CIT chief Ellen Alemany set to receive large bonus from First Citizens merger

Ellen Alemany is set for a big payday if she stays at First Citizens BancShares in Raleigh, N.C., for two years after it buys CIT Group.

The $48 billion-asset First Citizens recently agreed to buy the $61.7 billion-asset CIT, which is based in New York, for $2.2 billion. The deal is expected to close in the first half of 2021. Alemany, CIT's chairman and CEO, is to become First Citizens’ vice chairwoman.

First Citizens, in a Thursday letter to Alemany, committed to pay her a $1 million annual salary and a guaranteed annual bonus of nearly $6.9 million at the end of every 12-month term after the deal closes.

Ellen Alemany will become vice chairman of First Citizens after the $2.2 billion deal closes.
Ellen Alemany will become vice chairman of First Citizens after the $2.2 billion deal closes.

Alemany will also receive a $13 million retention bonus, paid in a lump sum on the second anniversary of the merger’s closing.
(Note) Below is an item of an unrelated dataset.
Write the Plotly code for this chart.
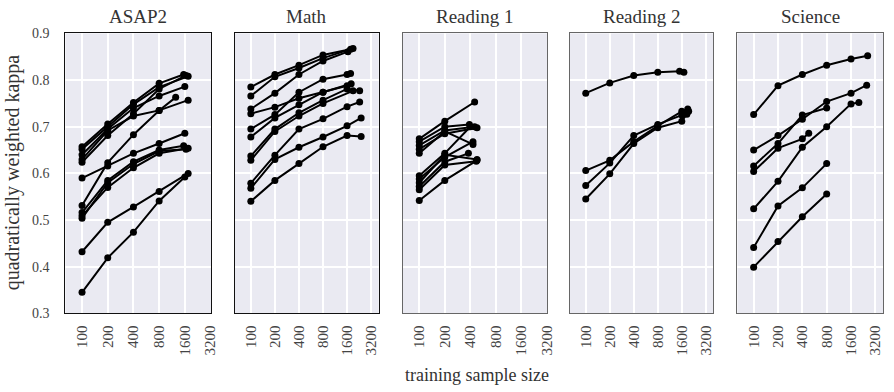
import plotly.graph_objects as go

PANELS = ["ASAP2", "Math", "Reading 1", "Reading 2", "Science"]
X_TICKS = [100, 200, 400, 800, 1600, 3200]
X_TICK_TEXT = ["100", "200", "400", "800", "1600", "3200"]
Y_TICKS = [0.3, 0.4, 0.5, 0.6, 0.7, 0.8, 0.9]
Y_TICK_TEXT = ["0.3", "0.4", "0.5", "0.6", "0.7", "0.8", "0.9"]

ASAP2_X = [
    [100, 200, 400, 800, 1550],
    [100, 200, 400, 800, 1750],
    [100, 200, 400, 800, 1600],
    [100, 200, 400, 800, 1750],
    [100, 200, 400, 800, 1650],
    [100, 200, 400, 800, 1600],
    [100, 200, 400, 800, 1250],
    [100, 200, 400, 800, 1550],
    [100, 200, 400, 800, 1750],
    [100, 200, 400, 800, 1650],
    [100, 200, 400, 800, 1750],
    [100, 200, 400, 800, 1600],
]
ASAP2_Y = [
    [0.657, 0.706, 0.752, 0.793, 0.812],
    [0.652, 0.700, 0.748, 0.785, 0.808],
    [0.640, 0.695, 0.740, 0.766, 0.786],
    [0.630, 0.692, 0.723, 0.735, 0.757],
    [0.624, 0.681, 0.728, 0.781, 0.810],
    [0.590, 0.616, 0.643, 0.664, 0.686],
    [0.531, 0.623, 0.683, 0.735, 0.763],
    [0.516, 0.585, 0.625, 0.650, 0.659],
    [0.509, 0.570, 0.612, 0.643, 0.654],
    [0.504, 0.580, 0.620, 0.648, 0.652],
    [0.432, 0.495, 0.528, 0.561, 0.600],
    [0.345, 0.419, 0.474, 0.541, 0.592],
]

MATH_X = [
    [100, 200, 400, 800, 1770],
    [100, 200, 400, 800, 1900],
    [100, 200, 400, 800, 1640],
    [100, 200, 400, 800, 1600],
    [100, 200, 400, 800, 1600, 1770],
    [100, 200, 400, 800, 1800],
    [100, 200, 400, 800, 1600, 2300],
    [100, 200, 400, 800, 1900],
    [100, 200, 400, 800, 1600, 2300],
    [100, 200, 400, 800, 1600, 2400],
    [100, 200, 400, 800, 1600, 2400],
]
MATH_Y = [
    [0.785, 0.812, 0.832, 0.854, 0.866],
    [0.766, 0.807, 0.826, 0.847, 0.868],
    [0.738, 0.772, 0.812, 0.841, 0.861],
    [0.728, 0.742, 0.761, 0.774, 0.788],
    [0.695, 0.726, 0.774, 0.802, 0.812, 0.814],
    [0.678, 0.719, 0.747, 0.774, 0.792],
    [0.637, 0.695, 0.730, 0.757, 0.781, 0.777],
    [0.628, 0.690, 0.723, 0.750, 0.777],
    [0.579, 0.639, 0.695, 0.717, 0.743, 0.753],
    [0.568, 0.630, 0.656, 0.678, 0.702, 0.719],
    [0.540, 0.585, 0.621, 0.657, 0.681, 0.679],
]

READING1_X = [
    [100, 200, 480],
    [100, 200, 450],
    [100, 200, 390],
    [100, 200, 450],
    [100, 200, 480],
    [100, 200, 430],
    [100, 200, 400],
    [100, 200, 430],
    [100, 200, 480],
    [100, 200, 380],
    [100, 200, 470],
]
READING1_Y = [
    [0.542, 0.585, 0.628],
    [0.674, 0.712, 0.753],
    [0.668, 0.700, 0.705],
    [0.660, 0.692, 0.700],
    [0.652, 0.685, 0.698],
    [0.643, 0.690, 0.662],
    [0.595, 0.643, 0.700],
    [0.588, 0.635, 0.668],
    [0.580, 0.640, 0.630],
    [0.572, 0.625, 0.643],
    [0.565, 0.618, 0.626],
]

READING2_X = [
    [100, 200, 400, 800, 1500, 1700],
    [100, 200, 400, 800, 1600, 1900],
    [100, 200, 400, 800, 1600, 1950],
    [100, 200, 400, 800, 1600, 1850],
]
READING2_Y = [
    [0.772, 0.794, 0.810, 0.817, 0.819, 0.817],
    [0.606, 0.628, 0.668, 0.702, 0.733, 0.738],
    [0.574, 0.622, 0.681, 0.705, 0.725, 0.733],
    [0.545, 0.599, 0.664, 0.698, 0.712, 0.727],
]

SCIENCE_X = [
    [100, 200, 400, 800, 1600, 2570],
    [100, 200, 400, 800, 1600, 2500],
    [100, 200, 400, 800],
    [100, 200, 400, 480],
    [100, 200, 400, 800, 1600, 2000],
    [100, 200, 400, 800],
    [100, 200, 400, 800],
]
SCIENCE_Y = [
    [0.726, 0.788, 0.812, 0.832, 0.845, 0.852],
    [0.650, 0.681, 0.716, 0.754, 0.772, 0.789],
    [0.616, 0.664, 0.725, 0.740],
    [0.604, 0.654, 0.674, 0.686],
    [0.524, 0.583, 0.656, 0.700, 0.749, 0.752],
    [0.441, 0.530, 0.569, 0.621],
    [0.399, 0.454, 0.507, 0.556],
]

PANEL_DATA = [
    (ASAP2_X, ASAP2_Y),
    (MATH_X, MATH_Y),
    (READING1_X, READING1_Y),
    (READING2_X, READING2_Y),
    (SCIENCE_X, SCIENCE_Y),
]

W, H = 894, 392
# panel pixel extents (left, right)
PANEL_PX = [(66, 212.7), (236.7, 381.7), (406, 551.7), (574.3, 719), (743.3, 890)]
X_RANGES = [[1.806, 3.511], [1.80, 3.60], [1.806, 3.511], [1.80, 3.60], [1.80, 3.60]]
BORDER = ["#111111", "#111111", "#666666", "#666666", "#666666"]
Y_TOP, Y_BOT = 27.5, 318.5
FONT = "Liberation Serif, Times New Roman, serif"
TXT = "#333333"

fig = go.Figure()
layout = dict(
    width=W, height=H,
    margin=dict(l=0, r=0, t=0, b=0),
    paper_bgcolor="white",
    plot_bgcolor="#EAEAF2",
    showlegend=False,
    font=dict(family=FONT, color=TXT),
)

for i, (name, (xs, ys)) in enumerate(zip(PANELS, PANEL_DATA)):
    n = i + 1
    xa = "x" if n == 1 else f"x{n}"
    ya = "y" if n == 1 else f"y{n}"
    for x, y in zip(xs, ys):
        fig.add_trace(go.Scatter(
            x=x, y=y, xaxis=xa, yaxis=ya, mode="lines+markers",
            line=dict(color="black", width=2),
            marker=dict(color="black", size=7),
            hoverinfo="skip",
        ))
    l, r = PANEL_PX[i]
    layout["xaxis" if n == 1 else f"xaxis{n}"] = dict(
        domain=[l / W, r / W], type="log", range=X_RANGES[i],
        anchor=ya, tickvals=X_TICKS, ticktext=X_TICK_TEXT, tickangle=-90,
        ticks="outside", ticklen=5, tickcolor="rgba(0,0,0,0)",
        tickfont=dict(family=FONT, size=15, color="#444444"),
        showgrid=True, gridcolor="white", gridwidth=1.5,
        zeroline=False, showline=True, linecolor=BORDER[i], linewidth=1.2,
        mirror=True,
    )
    layout["yaxis" if n == 1 else f"yaxis{n}"] = dict(
        domain=[1 - Y_BOT / H, 1 - Y_TOP / H], range=[0.3, 0.9],
        anchor=xa, tickvals=Y_TICKS, ticktext=Y_TICK_TEXT,
        showticklabels=(n == 1),
        ticks="outside" if n == 1 else "", ticklen=12, tickcolor="rgba(0,0,0,0)",
        tickfont=dict(family=FONT, size=14, color="#444444"),
        showgrid=True, gridcolor="white", gridwidth=1.5,
        zeroline=False, showline=True, linecolor=BORDER[i], linewidth=1.2,
        mirror=True,
    )

annotations = []
for i, name in enumerate(PANELS):
    l, r = PANEL_PX[i]
    annotations.append(dict(
        text=name, x=(l + r) / 2 / W, y=1 - 10 / H, xref="paper", yref="paper",
        xanchor="center", yanchor="middle", showarrow=False,
        font=dict(family=FONT, size=19, color=TXT),
    ))
annotations.append(dict(
    text="training sample size", x=481 / W, y=1 - 383 / H, xref="paper", yref="paper",
    xanchor="center", yanchor="middle", showarrow=False,
    font=dict(family=FONT, size=18, color=TXT),
))
annotations.append(dict(
    text="quadratically weighted kappa", x=13 / W, y=1 - 172 / H, xref="paper", yref="paper",
    xanchor="center", yanchor="middle", showarrow=False, textangle=-90,
    font=dict(family=FONT, size=20, color=TXT),
))
layout["annotations"] = annotations
fig.update_layout(**layout)
fig.write_html("out.html")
Alemany could receive the money earlier if First Citizens ends her employment without special cause or if she leaves due to disability, death or “for good reason,” the letter said.

The retention bonus was designed to offset any money Alemany would have received under CIT’s employee severance plan.

Alemany also agreed to refrain from working for a competing business, or soliciting First Citizens’ customers, for two years after her employment ends.

The combination of First Citizens and CIT will create a company with assets of $110 billion.